With autumn still on leave of absence, here was a Prom of contrasting summer moods: lowering and sepia before the interval, sunny and primary-colour-saturated thereafter. Estonian Paavo Järvi and the Orchestre de Paris, of which he is music director, presented an attractive, predominantly Anglo-French programme to a packed audience whose entente was never less than cordiale.
 Many of us first encountered the music of Arvo Pärt in a 1979 Prom that was also televised, in which Gennadi Rozhdestvensky and the BBC Symphony Orchestra gave the UK premiere of Cantus in memoriam Benjamin Britten. Järvi eased his way into a superbly controlled account of his fellow-countryman’s short requiem with the stillest of passing bells. These gave way to the music’s haunting and repeated descending figure that finally came to rest on a low, sustained tonic chord. Dignified and devastating, it felt like a burial.
The Cantus was an inspired mood-setter for Britten’s Violin Concerto which, in Janine Jansen’s precise yet expressive reading, emphasised the music’s mournful quality.
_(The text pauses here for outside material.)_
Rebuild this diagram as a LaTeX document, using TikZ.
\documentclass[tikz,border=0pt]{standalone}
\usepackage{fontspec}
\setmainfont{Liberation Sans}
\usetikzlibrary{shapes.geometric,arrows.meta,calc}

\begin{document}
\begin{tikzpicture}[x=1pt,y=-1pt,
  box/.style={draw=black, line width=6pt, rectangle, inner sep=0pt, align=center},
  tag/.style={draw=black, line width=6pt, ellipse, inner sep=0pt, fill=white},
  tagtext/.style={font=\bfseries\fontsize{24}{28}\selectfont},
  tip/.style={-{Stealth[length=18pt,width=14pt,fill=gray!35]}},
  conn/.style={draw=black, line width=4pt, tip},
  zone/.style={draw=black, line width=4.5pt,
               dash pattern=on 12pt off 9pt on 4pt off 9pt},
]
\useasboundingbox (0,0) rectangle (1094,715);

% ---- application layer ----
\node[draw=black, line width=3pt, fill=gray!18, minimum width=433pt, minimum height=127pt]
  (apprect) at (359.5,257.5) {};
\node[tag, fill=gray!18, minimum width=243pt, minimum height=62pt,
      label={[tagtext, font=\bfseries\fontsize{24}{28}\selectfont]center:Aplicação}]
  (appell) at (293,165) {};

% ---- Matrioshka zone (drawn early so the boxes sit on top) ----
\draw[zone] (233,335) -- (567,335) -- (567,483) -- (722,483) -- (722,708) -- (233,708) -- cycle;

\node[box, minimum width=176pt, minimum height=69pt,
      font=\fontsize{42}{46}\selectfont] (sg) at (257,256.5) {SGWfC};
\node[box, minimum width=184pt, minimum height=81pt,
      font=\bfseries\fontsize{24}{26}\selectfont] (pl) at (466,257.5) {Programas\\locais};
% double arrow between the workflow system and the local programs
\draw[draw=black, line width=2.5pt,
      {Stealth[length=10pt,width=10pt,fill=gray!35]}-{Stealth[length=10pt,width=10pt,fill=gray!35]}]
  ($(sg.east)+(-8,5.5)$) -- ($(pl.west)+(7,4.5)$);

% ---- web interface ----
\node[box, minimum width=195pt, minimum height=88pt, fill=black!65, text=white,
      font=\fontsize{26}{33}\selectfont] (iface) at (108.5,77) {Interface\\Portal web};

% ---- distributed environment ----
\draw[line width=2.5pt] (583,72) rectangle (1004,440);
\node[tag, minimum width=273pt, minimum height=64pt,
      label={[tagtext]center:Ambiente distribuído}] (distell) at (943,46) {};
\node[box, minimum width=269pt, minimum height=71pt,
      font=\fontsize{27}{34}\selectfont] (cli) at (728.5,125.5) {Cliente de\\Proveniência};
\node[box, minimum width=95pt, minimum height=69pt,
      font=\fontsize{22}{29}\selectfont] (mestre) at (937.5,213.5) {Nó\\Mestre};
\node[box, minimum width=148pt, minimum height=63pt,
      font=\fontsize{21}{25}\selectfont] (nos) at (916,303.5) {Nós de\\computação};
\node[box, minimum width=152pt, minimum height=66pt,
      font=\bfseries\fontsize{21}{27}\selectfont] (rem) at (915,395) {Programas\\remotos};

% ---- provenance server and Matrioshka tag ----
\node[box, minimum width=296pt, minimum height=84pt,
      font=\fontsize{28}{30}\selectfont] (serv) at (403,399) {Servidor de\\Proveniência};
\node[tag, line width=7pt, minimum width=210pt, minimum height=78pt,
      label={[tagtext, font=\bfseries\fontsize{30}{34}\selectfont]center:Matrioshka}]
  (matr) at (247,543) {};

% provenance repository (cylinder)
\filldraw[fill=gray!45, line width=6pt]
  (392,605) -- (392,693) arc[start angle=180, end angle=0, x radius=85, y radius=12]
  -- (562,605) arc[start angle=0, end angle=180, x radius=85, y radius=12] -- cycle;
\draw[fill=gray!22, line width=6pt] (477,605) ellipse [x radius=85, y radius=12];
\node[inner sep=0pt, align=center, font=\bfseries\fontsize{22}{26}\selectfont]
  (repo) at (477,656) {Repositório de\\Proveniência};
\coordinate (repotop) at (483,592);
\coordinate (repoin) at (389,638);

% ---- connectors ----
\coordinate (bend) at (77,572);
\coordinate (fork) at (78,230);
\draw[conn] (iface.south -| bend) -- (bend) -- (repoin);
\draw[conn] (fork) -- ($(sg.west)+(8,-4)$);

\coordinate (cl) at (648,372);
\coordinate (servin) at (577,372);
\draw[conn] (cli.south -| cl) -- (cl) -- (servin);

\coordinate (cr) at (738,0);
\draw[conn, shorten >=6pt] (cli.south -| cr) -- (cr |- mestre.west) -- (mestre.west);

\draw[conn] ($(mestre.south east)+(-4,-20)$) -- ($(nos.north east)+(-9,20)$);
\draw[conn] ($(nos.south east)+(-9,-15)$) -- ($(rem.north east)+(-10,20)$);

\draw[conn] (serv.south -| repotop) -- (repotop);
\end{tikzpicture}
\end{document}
The Dutch soloist’s sound was small, her tone sweet, and her approach romantic yet never saccharine nor sentimental. The refinement of her playing was exquisite – a plucked string was like a pebble skimming on a pond – yet she brought an epic virtuosity to the cadenza that links the second and third movements. Maybe Jansen’s interpretation of the finale was too contained, although first impressions can be deceptive. Her pacing of this closing ‘Passacaglia’ was calm and restful at first, like a lullaby, but as it progressed her instrument’s smile became fixed until, torn between major and minor, it howled its desperation into fetid air.
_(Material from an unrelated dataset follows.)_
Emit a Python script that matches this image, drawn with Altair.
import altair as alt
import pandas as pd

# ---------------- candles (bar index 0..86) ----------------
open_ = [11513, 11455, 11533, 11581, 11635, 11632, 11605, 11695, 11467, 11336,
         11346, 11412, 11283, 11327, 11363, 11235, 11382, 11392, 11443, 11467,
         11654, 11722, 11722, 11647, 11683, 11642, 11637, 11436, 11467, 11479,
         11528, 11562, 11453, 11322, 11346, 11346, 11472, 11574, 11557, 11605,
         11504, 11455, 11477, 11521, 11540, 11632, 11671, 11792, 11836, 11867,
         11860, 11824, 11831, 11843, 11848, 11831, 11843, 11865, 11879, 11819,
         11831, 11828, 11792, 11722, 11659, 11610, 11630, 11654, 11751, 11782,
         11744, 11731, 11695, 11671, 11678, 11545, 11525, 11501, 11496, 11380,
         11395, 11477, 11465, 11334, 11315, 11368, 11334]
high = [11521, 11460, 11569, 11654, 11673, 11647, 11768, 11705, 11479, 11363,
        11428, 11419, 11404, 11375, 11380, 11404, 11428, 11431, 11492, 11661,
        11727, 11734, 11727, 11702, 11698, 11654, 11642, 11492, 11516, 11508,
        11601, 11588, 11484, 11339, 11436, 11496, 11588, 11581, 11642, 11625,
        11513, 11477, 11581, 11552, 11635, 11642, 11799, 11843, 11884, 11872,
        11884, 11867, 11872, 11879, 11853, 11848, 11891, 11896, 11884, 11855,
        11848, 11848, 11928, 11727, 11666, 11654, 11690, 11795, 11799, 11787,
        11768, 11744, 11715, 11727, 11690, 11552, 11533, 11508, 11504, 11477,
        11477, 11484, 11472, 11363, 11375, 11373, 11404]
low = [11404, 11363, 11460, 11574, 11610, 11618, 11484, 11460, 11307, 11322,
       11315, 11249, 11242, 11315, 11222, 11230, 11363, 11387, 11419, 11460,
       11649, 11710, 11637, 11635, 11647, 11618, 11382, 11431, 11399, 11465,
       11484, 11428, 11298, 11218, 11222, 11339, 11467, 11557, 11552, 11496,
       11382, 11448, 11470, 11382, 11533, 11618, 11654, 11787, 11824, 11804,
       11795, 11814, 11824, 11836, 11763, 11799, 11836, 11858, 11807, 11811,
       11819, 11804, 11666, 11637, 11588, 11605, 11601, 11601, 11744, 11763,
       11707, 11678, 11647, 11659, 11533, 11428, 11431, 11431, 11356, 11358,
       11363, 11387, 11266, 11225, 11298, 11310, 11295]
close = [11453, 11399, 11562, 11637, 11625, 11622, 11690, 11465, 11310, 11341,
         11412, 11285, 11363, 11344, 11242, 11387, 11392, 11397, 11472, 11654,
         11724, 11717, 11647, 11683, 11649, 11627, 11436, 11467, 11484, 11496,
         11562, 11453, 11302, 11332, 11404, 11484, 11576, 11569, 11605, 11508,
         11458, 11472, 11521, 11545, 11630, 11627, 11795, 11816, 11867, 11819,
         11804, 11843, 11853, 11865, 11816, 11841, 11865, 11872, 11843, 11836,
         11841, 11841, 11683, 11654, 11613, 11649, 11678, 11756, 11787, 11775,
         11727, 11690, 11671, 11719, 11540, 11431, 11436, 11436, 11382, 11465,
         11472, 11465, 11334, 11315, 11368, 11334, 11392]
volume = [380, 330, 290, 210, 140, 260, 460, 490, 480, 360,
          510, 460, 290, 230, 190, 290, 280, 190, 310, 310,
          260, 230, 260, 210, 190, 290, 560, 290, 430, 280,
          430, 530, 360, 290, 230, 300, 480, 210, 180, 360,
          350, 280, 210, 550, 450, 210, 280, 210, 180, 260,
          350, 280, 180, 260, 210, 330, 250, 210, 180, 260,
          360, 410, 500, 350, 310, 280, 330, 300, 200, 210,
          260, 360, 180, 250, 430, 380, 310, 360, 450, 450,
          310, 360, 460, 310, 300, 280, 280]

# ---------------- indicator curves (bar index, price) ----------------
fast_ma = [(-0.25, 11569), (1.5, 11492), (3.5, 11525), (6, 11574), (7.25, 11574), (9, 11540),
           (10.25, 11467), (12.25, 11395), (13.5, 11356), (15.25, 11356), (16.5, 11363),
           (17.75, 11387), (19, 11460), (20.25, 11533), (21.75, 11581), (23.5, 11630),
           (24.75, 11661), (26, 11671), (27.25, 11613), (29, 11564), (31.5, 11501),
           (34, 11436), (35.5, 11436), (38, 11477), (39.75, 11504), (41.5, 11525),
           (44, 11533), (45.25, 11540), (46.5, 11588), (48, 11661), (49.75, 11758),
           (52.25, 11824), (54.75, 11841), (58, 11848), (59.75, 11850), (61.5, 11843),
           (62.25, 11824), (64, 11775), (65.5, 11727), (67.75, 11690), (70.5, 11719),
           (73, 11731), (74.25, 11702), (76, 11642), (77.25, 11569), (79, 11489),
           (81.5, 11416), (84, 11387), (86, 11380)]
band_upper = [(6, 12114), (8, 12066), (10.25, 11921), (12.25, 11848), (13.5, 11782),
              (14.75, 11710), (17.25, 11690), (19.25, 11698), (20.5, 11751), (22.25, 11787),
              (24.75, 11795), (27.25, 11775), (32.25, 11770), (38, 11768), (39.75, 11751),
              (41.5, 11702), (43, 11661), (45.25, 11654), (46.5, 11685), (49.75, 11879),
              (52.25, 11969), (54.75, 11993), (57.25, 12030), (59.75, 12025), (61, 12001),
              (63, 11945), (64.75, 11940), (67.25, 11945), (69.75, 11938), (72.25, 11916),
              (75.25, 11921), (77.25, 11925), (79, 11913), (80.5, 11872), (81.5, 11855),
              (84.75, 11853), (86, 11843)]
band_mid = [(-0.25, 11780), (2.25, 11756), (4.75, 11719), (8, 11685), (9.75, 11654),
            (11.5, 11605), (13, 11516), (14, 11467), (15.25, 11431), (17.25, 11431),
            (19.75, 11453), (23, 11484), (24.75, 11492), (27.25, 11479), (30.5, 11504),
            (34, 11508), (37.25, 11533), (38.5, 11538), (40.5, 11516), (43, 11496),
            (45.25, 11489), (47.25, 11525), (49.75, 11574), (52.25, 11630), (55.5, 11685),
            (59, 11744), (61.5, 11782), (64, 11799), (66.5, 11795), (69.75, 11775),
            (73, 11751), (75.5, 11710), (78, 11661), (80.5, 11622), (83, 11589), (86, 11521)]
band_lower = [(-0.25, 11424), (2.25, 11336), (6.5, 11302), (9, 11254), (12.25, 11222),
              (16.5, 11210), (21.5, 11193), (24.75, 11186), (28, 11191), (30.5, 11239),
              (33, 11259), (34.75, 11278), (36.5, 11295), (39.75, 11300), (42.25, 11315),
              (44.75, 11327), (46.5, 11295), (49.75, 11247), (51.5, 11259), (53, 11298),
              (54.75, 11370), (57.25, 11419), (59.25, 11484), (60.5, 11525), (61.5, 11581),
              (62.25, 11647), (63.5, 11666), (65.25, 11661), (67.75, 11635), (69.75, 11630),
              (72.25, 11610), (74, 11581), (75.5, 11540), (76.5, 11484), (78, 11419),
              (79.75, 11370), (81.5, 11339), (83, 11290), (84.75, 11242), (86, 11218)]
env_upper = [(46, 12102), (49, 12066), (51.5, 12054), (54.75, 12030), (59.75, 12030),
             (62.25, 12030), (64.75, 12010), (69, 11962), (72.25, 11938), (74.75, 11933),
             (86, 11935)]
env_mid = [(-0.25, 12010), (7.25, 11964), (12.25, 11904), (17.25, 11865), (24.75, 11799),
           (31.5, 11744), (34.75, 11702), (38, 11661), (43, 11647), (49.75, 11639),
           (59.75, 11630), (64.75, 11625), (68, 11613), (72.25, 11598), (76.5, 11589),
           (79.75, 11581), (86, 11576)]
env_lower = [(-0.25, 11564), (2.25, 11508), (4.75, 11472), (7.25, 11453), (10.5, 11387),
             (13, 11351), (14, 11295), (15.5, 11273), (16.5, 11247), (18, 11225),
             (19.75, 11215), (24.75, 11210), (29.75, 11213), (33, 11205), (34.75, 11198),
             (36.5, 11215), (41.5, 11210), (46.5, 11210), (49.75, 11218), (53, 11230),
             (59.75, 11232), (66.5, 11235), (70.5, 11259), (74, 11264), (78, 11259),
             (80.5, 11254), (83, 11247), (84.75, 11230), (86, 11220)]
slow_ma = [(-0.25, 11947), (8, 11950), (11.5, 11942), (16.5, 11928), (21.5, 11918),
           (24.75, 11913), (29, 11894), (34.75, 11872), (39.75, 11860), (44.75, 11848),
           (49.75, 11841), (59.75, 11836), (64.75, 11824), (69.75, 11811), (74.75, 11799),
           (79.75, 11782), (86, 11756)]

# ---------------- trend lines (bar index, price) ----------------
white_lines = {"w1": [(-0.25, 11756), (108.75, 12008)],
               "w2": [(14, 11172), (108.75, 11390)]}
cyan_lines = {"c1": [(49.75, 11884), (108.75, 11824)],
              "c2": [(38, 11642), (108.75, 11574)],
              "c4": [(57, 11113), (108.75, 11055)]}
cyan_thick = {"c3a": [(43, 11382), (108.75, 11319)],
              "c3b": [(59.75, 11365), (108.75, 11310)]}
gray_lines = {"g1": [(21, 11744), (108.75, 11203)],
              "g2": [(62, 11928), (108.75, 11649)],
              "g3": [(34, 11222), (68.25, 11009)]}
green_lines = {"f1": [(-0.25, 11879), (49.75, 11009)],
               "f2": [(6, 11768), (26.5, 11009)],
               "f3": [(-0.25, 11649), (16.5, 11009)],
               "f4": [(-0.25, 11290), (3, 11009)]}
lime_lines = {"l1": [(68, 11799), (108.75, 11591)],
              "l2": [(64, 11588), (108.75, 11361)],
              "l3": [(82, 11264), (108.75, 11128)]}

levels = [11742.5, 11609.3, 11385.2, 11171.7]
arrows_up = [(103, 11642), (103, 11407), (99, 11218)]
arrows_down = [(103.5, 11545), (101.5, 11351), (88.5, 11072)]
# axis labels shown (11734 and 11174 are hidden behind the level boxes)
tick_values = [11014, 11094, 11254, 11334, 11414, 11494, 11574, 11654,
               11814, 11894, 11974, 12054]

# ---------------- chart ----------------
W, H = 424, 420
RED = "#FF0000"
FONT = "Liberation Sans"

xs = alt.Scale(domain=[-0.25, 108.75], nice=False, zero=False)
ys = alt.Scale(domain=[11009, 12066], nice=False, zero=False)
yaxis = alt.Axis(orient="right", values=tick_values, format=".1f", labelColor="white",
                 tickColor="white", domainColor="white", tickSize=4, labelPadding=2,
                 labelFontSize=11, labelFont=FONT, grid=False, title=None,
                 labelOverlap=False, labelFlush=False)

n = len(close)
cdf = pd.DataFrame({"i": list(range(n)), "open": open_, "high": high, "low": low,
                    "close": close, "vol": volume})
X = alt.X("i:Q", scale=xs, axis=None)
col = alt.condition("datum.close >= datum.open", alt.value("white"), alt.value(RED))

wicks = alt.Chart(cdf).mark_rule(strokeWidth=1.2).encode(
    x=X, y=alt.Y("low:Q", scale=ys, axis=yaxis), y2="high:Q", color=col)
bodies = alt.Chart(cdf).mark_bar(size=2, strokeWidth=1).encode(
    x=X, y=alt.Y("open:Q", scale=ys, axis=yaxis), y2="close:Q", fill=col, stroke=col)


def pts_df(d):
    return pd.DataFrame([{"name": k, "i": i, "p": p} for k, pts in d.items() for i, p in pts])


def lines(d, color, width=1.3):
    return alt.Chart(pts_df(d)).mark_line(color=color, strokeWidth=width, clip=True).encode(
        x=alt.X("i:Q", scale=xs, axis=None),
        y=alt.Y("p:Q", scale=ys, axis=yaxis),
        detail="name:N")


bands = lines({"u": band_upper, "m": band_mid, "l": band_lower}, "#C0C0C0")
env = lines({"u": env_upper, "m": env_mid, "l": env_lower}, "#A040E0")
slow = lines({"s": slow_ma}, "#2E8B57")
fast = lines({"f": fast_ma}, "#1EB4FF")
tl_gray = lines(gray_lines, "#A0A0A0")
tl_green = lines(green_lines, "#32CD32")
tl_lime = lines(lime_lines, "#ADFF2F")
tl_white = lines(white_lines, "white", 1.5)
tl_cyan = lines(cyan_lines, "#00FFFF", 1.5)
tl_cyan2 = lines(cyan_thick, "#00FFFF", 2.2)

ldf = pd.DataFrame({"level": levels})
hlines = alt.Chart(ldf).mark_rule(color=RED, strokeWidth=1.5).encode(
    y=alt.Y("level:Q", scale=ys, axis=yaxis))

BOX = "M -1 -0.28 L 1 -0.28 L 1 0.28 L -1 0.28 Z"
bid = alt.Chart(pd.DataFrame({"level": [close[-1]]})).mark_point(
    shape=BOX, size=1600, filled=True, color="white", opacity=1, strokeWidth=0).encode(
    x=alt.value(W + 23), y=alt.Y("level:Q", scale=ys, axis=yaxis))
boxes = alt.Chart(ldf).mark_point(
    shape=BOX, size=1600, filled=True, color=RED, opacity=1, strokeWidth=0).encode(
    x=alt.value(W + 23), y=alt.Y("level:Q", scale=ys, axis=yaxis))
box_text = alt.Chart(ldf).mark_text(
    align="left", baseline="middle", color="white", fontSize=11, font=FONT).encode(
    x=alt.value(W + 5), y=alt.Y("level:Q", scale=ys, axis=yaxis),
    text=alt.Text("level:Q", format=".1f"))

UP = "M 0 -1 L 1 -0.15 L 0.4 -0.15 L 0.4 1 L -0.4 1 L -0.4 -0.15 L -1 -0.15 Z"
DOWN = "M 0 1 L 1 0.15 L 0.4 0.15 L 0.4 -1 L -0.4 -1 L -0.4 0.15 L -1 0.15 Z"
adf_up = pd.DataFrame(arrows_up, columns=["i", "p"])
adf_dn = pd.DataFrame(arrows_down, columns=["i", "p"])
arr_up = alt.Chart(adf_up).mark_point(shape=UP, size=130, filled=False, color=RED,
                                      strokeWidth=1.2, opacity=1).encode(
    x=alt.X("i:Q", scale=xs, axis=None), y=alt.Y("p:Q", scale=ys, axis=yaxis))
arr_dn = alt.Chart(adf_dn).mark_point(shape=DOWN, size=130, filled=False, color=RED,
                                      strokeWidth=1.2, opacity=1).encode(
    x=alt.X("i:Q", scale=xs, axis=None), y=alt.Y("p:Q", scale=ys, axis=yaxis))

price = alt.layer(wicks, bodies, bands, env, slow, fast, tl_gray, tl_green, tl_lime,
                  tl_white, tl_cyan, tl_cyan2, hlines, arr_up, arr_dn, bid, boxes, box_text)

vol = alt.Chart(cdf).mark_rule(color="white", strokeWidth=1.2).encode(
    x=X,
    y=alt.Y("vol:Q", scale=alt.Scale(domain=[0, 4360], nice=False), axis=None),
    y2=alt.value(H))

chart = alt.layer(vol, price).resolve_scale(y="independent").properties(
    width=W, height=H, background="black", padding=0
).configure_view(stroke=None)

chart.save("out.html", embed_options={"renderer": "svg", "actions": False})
After the interval the Parisian players shed their English brogues and got the oxygen pumping with a dash through Berlioz’s euphoric Le Corsaire. After that, endorphins coursing, they launched headlong into the ever-popular Third Symphony of Saint-Saëns. While there may have been a few missed turnings in Järvi’s sometimes hard-driven reading (the strings tended to lose definition in rapid passages), his musicians fizzed and the Orchestre de Paris has a warm sound these days: mellow, homogeneous strings and brass that is neither strident nor over-ripe – and, in Frédéric Macarez, a heroic timpani player. Thierry Escaich’s registrations can hardly be blamed for a Royal Albert Hall organ that wheezed asthmatically in the Poco adagio second movement. On the other hand he attacked the rumbustious finale with a massive mechanical sound that came close to drowning out even the trumpets. Splashes and all, it was quite a ride.

This enchanting concert was brought to a crowd-pleasing conclusion with ‘Galop’, the final movement of Jeux d’enfants by Georges Bizet, the evening’s third purveyor of Gallic warmth. The nights may be drawing in now that September is here, but our long summer of music never felt warmer.